Mamdani traf sich mit Trump zu einem Zeitpunkt, als dieser damit drohte, führende Mitglieder der Demokratischen Partei hinrichten zu lassen, als er gerade Razzien im Gestapo-Stil gegen Einwanderer in Charlotte anordnete und den Völkermord in Gaza unterstützte, und als er sich darauf vorbereitete, das Militär gewaltsam gegen Proteste im Innern einzusetzen. Das sind ungeheure Verbrechen mit weitreichenden Folgen, und die DSA macht sich zum Komplizen.
Die Ereignisse der letzten Tage müssen ein Weckruf für alle sein, die einen wirklichen Kampf gegen Faschismus und Diktatur und für Sozialismus aufnehmen wollen.
Was Mamdani betrifft, so wird ihn sein Treffen mit Trump noch vor seinem offiziellen Amtsantritt für alle Zeiten als politischen Schurken der übelsten Sorte brandmarken. Die Hunderttausenden Arbeitenden und Jugendlichen, die Mamdani bei der Wahl unterstützt haben, weil seine Rhetorik sie ansprach, und die seinen Sieg als Hoffnungszeichen betrachteten, müssen die Lehren daraus ziehen.

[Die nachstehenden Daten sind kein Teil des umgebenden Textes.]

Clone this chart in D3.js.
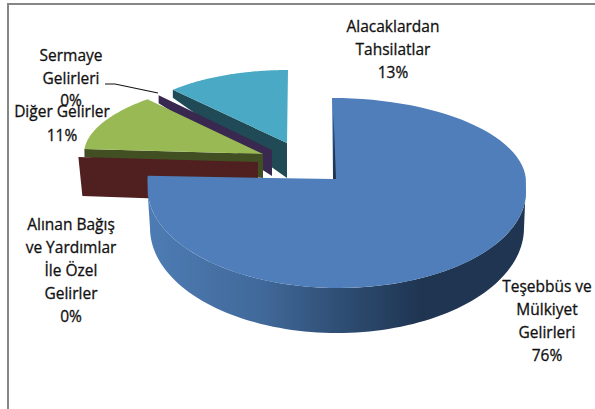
<!DOCTYPE html>
<html>
<head>
<meta charset="utf-8">
<script src="https://cdnjs.cloudflare.com/ajax/libs/d3/7.8.5/d3.min.js"></script>
<style>
html, body { margin: 0; padding: 0; background: #fff; }
svg { display: block; }
.label text { font-family: "Open Sans", Lato, sans-serif; font-size: 15.5px; fill: #111; text-anchor: middle; stroke: #111; stroke-width: 0.3px; }
</style>
</head>
<body>
<svg id="chart" width="595" height="409"></svg>
<script>
// values, clockwise from the top of the pie
const categories = ["Teşebbüs ve Mülkiyet Gelirleri", "Alınan Bağış ve Yardımlar İle Özel Gelirler", "Diğer Gelirler", "Sermaye Gelirleri", "Alacaklardan Tahsilatlar"];
const shares = [76, 0, 11, 0, 13];

const topColors = ["#4f7eba", "#c0504d", "#98b954", "#8064a2", "#4aa9c4"];
const faceColors = ["#1f3552", "#4f201f", "#424f22", "#39284f", "#1f4a56"];

// exploded slices: every one has its own tip and its own rim ellipse
const tipX = [333, 258, 263, 272, 287];
const tipY = [179, 162, 154, 150, 143];
const rimX = [335, 268, 318, 268, 288];
const rimYUp = [181, 162, 154, 150, 133];
const rimYDown = [190, 162, 154, 150, 133];
const rimRxRight = [191, 190, 234, 150, 158];
const rimRxLeft = [187.5, 190, 234, 150, 158];
const rimRyUp = [83, 80, 80, 80, 63];
const rimRyDown = [98, 80, 80, 80, 63];
const rimSkew = [3, 0, 0, 0, 0];
const faceOuter = [0, 39, 8, 8, 8];
const faceTip = [0, 40, 24, 26, 35];
const faceSlant = [0, 4, 0, 0, 0];
const drawOrder = [4, 3, 2, 1, 0];

// lower edge of the wall of the big slice
const wallX = 337, wallY = 228, wallRx = 187, wallRy = 105;

// label lines, x centre, first baseline
const labelLines = [
    ["Teşebbüs ve", "Mülkiyet", "Gelirleri"],
    ["Alınan Bağış", "ve Yardımlar", "İle Özel", "Gelirler"],
    ["Diğer Gelirler"],
    ["Sermaye", "Gelirleri"],
    ["Alacaklardan", "Tahsilatlar"]
];
const labelX = [547, 71, 62, 71, 393];
const labelY = [292, 230, 117, 61, 32];
const labelStep = [23, 23, 24, 22.5, 23];
const labelOrder = [0, 1, 3, 2, 4];

const svg = d3.select("#chart");

const slices = d3.pie().sort(null).value(d => d)(shares);

function rimPoint(i, a) {
    const u = Math.sin(a), v = -Math.cos(a);
    const rx = u < 0 ? rimRxLeft[i] : rimRxRight[i];
    const y = v < 0 ? rimYUp[i] + rimRyUp[i] * v : rimYDown[i] + rimRyDown[i] * v;
    return [rimX[i] + rx * u + rimSkew[i] * v, y];
}

function arcPoints(i, a0, a1, n) {
    return d3.range(n + 1).map(k => rimPoint(i, a0 + (a1 - a0) * k / n));
}

const line = d3.line();

// chart frame, only its left and top edges are inside the picture
svg.append("rect")
    .attr("x", 8).attr("y", 4)
    .attr("width", 700).attr("height", 600)
    .attr("fill", "none")
    .attr("stroke", "#868686")
    .attr("stroke-width", 2);

const defs = svg.append("defs");
const wallGradient = defs.append("linearGradient")
    .attr("id", "wall-gradient")
    .attr("gradientUnits", "userSpaceOnUse")
    .attr("x1", 148).attr("x2", 527)
    .attr("y1", 0).attr("y2", 0);
wallGradient.selectAll("stop")
    .data([[0, "#4d7cb4"], [0.3, "#41699a"], [0.5, "#2f4f75"], [0.72, "#1f3552"], [1, "#1f3552"]])
    .enter().append("stop")
    .attr("offset", d => d[0])
    .attr("stop-color", d => d[1]);

const pieG = svg.append("g").attr("id", "pie");

drawOrder.forEach(i => {
    const s = slices[i];
    const g = pieG.append("g");

    // cut face on the slice's start side
    if (faceTip[i] > 0) {
        const p = rimPoint(i, s.startAngle);
        g.append("path")
            .attr("d", line([p, [tipX[i], tipY[i]], [tipX[i], tipY[i] + faceTip[i]], [p[0] + faceSlant[i], p[1] + faceOuter[i]]]) + "Z")
            .attr("fill", faceColors[i]);
    }

    if (s.endAngle <= s.startAngle) return;

    // outer wall for the front half of the first slice
    if (i === 0) {
        const front = arcPoints(i, Math.PI / 2, 1.5 * Math.PI, 90);
        const lower = d3.range(91).map(k => {
            const a = 1.5 * Math.PI - Math.PI * k / 90;
            return [wallX + wallRx * Math.sin(a), wallY - wallRy * Math.cos(a)];
        });
        g.append("path")
            .attr("d", line(front.concat(lower)) + "Z")
            .attr("fill", "url(#wall-gradient)");
    }

    const top = [[tipX[i], tipY[i]]].concat(arcPoints(i, s.startAngle, s.endAngle, 90));
    g.append("path")
        .attr("d", line(top) + "Z")
        .attr("fill", topColors[i]);

    // dark sliver of the hidden cut face, seen along the big slice's edge
    if (i === 0) {
        g.append("path")
            .attr("d", line([[tipX[i], tipY[i]], [tipX[i] + 3, tipY[i]], [tipX[i] + 0.5, tipY[i] - 65]]) + "Z")
            .attr("fill", faceColors[i]);
    }
});

// leader line of the Sermaye label
const leader = [[105, 84], [115, 84], [158, 93]];
svg.append("path")
    .attr("d", line(leader))
    .attr("fill", "none")
    .attr("stroke", "#111")
    .attr("stroke-width", 1.2);

const labels = svg.append("g").attr("class", "label");
labelOrder.forEach(i => {
    const rows = labelLines[i].concat(d3.format(".0f")(shares[i]) + "%");
    rows.forEach((t, k) => {
        labels.append("text")
            .attr("x", labelX[i])
            .attr("y", labelY[i] + k * labelStep[i])
            .text(t);
    });
});
</script>
</body>
</html>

Der Kampf für echten Sozialismus und für Arbeiterinteressen erfordert einen unversöhnlichen Bruch mit der Demokratischen Partei und der bankrotten Politik der Pseudolinken. Deren Strategie führt nicht zum Sozialismus, sondern zu Verwirrung, Demoralisierung und Verrat.
Aufgrund dieser Erfahrung muss es nun darum gehen, wie Lenin sagte, tiefer in die Massen der Arbeitenden und Jugendlichen einzutauchen, den Klassenkampf in den Betrieben, Fabriken und an jedem Arbeitsplatz zu entwickeln und eine revolutionäre Führung aufzubauen. Wir fordern alle, die diesen Kampf als notwendig erkennen, dazu auf, sich der Socialist Equality Party anzuschließen und die politische Bewegung aufzubauen, die erforderlich ist, um den Kapitalismus, den Faschismus und den Krieg zu beenden.